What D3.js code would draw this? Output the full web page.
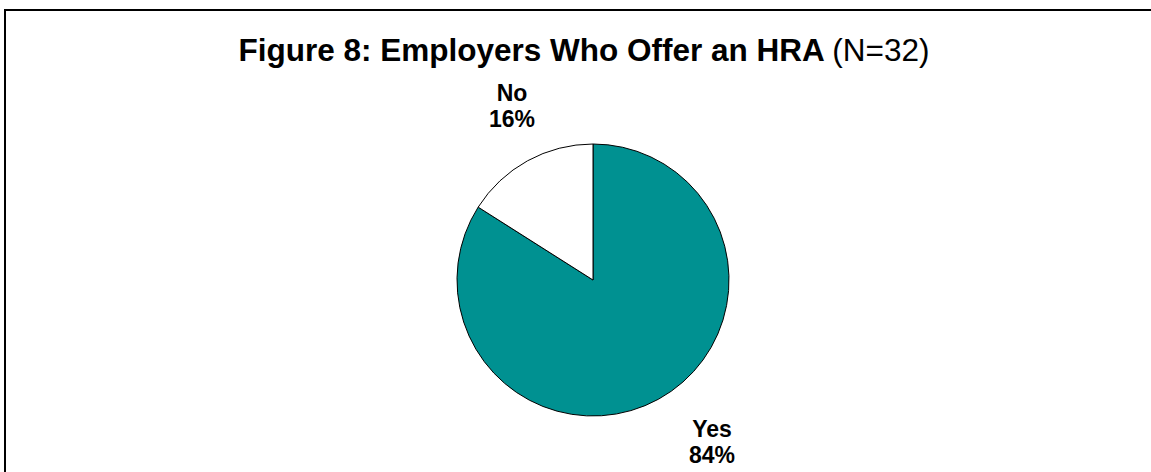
<!DOCTYPE html>
<html>
<head>
<meta charset="utf-8">
<script src="https://cdn.jsdelivr.net/npm/d3@7"></script>
<style>
  html, body { margin: 0; padding: 0; background: #fff; }
  svg { display: block; }
  text { font-family: Arial, "Liberation Sans", sans-serif; fill: #000; }
</style>
</head>
<body>
<svg id="chart" width="1151" height="472"></svg>
<script>
// Survey answers: does the employer offer a Health Reimbursement Arrangement?
const categories = ["Yes", "No"];
const shares = [84, 16];            // percent of respondents
const sliceColors = ["#009191", "#ffffff"];
const titleBold = "Figure 8: Employers Who Offer an HRA";
const titleNote = "(N=32)";

const W = 1151, H = 472;
const cx = 593, cy = 280, radius = 136;

const svg = d3.select("#chart");

// Frame around the chart area
svg.append("rect")
  .attr("x", 5).attr("y", 10)
  .attr("width", W + 10).attr("height", H + 10)
  .attr("fill", "none")
  .attr("stroke", "#000")
  .attr("stroke-width", 2);

// Title
const title = svg.append("text")
  .attr("x", 584).attr("y", 61)
  .attr("text-anchor", "middle")
  .style("font-size", "31.5px");
title.append("tspan").style("font-weight", "bold").text(titleBold + " ");
title.append("tspan").style("font-weight", "normal").text(titleNote);

// Pie: "Yes" runs clockwise from 12 o'clock, "No" fills the remainder
const data = categories.map((c, i) => ({ cat: c, value: shares[i], color: sliceColors[i] }));
const pie = d3.pie().value(d => d.value).sort(null);
const arcs = pie(data);
const arc = d3.arc().innerRadius(0).outerRadius(radius);

const g = svg.append("g").attr("transform", `translate(${cx},${cy})`);
g.selectAll("path.slice")
  .data(arcs)
  .join("path")
  .attr("class", "slice")
  .attr("d", arc)
  .attr("fill", d => d.data.color)
  .attr("stroke", "#000")
  .attr("stroke-width", 1)
  .attr("stroke-linejoin", "round");

// Category labels outside the pie, along each slice's bisector
const labelOffset = {
  Yes: { dx: 119, dy: 157 },
  No: { dx: -81, dy: -179 }
};
const lab = g.selectAll("text.lab")
  .data(arcs)
  .join("text")
  .attr("class", "lab")
  .attr("text-anchor", "middle")
  .attr("x", d => labelOffset[d.data.cat].dx)
  .attr("y", d => labelOffset[d.data.cat].dy)
  .style("font-size", "23px")
  .style("font-weight", "bold");
lab.append("tspan")
  .attr("x", d => labelOffset[d.data.cat].dx)
  .text(d => d.data.cat);
lab.append("tspan")
  .attr("x", d => labelOffset[d.data.cat].dx)
  .attr("dy", 26)
  .text(d => d.data.value + "%");
</script>
</body>
</html>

# # # # #

THE EXERCISE: Go through the data above and transcribe it in full, omitting any image.

ANSWER FOR THIS EXERCISE:
What D3.js code would draw this? Output the full web page.
<!DOCTYPE html>
<html>
<head>
<meta charset="utf-8">
<script src="https://cdn.jsdelivr.net/npm/d3@7"></script>
<style>
  html, body { margin: 0; padding: 0; background: #fff; }
  svg { display: block; }
  text { font-family: Arial, "Liberation Sans", sans-serif; fill: #000; }
</style>
</head>
<body>
<svg id="chart" width="1151" height="472"></svg>
<script>
// Survey answers: does the employer offer a Health Reimbursement Arrangement?
const categories = ["Yes", "No"];
const shares = [84, 16];            // percent of respondents
const sliceColors = ["#009191", "#ffffff"];
const titleBold = "Figure 8: Employers Who Offer an HRA";
const titleNote = "(N=32)";

const W = 1151, H = 472;
const cx = 593, cy = 280, radius = 136;

const svg = d3.select("#chart");

// Frame around the chart area
svg.append("rect")
  .attr("x", 5).attr("y", 10)
  .attr("width", W + 10).attr("height", H + 10)
  .attr("fill", "none")
  .attr("stroke", "#000")
  .attr("stroke-width", 2);

// Title
const title = svg.append("text")
  .attr("x", 584).attr("y", 61)
  .attr("text-anchor", "middle")
  .style("font-size", "31.5px");
title.append("tspan").style("font-weight", "bold").text(titleBold + " ");
title.append("tspan").style("font-weight", "normal").text(titleNote);

// Pie: "Yes" runs clockwise from 12 o'clock, "No" fills the remainder
const data = categories.map((c, i) => ({ cat: c, value: shares[i], color: sliceColors[i] }));
const pie = d3.pie().value(d => d.value).sort(null);
const arcs = pie(data);
const arc = d3.arc().innerRadius(0).outerRadius(radius);

const g = svg.append("g").attr("transform", `translate(${cx},${cy})`);
g.selectAll("path.slice")
  .data(arcs)
  .join("path")
  .attr("class", "slice")
  .attr("d", arc)
  .attr("fill", d => d.data.color)
  .attr("stroke", "#000")
  .attr("stroke-width", 1)
  .attr("stroke-linejoin", "round");

// Category labels outside the pie, along each slice's bisector
const labelOffset = {
  Yes: { dx: 119, dy: 157 },
  No: { dx: -81, dy: -179 }
};
const lab = g.selectAll("text.lab")
  .data(arcs)
  .join("text")
  .attr("class", "lab")
  .attr("text-anchor", "middle")
  .attr("x", d => labelOffset[d.data.cat].dx)
  .attr("y", d => labelOffset[d.data.cat].dy)
  .style("font-size", "23px")
  .style("font-weight", "bold");
lab.append("tspan")
  .attr("x", d => labelOffset[d.data.cat].dx)
  .text(d => d.data.cat);
lab.append("tspan")
  .attr("x", d => labelOffset[d.data.cat].dx)
  .attr("dy", 26)
  .text(d => d.data.value + "%");
</script>
</body>
</html>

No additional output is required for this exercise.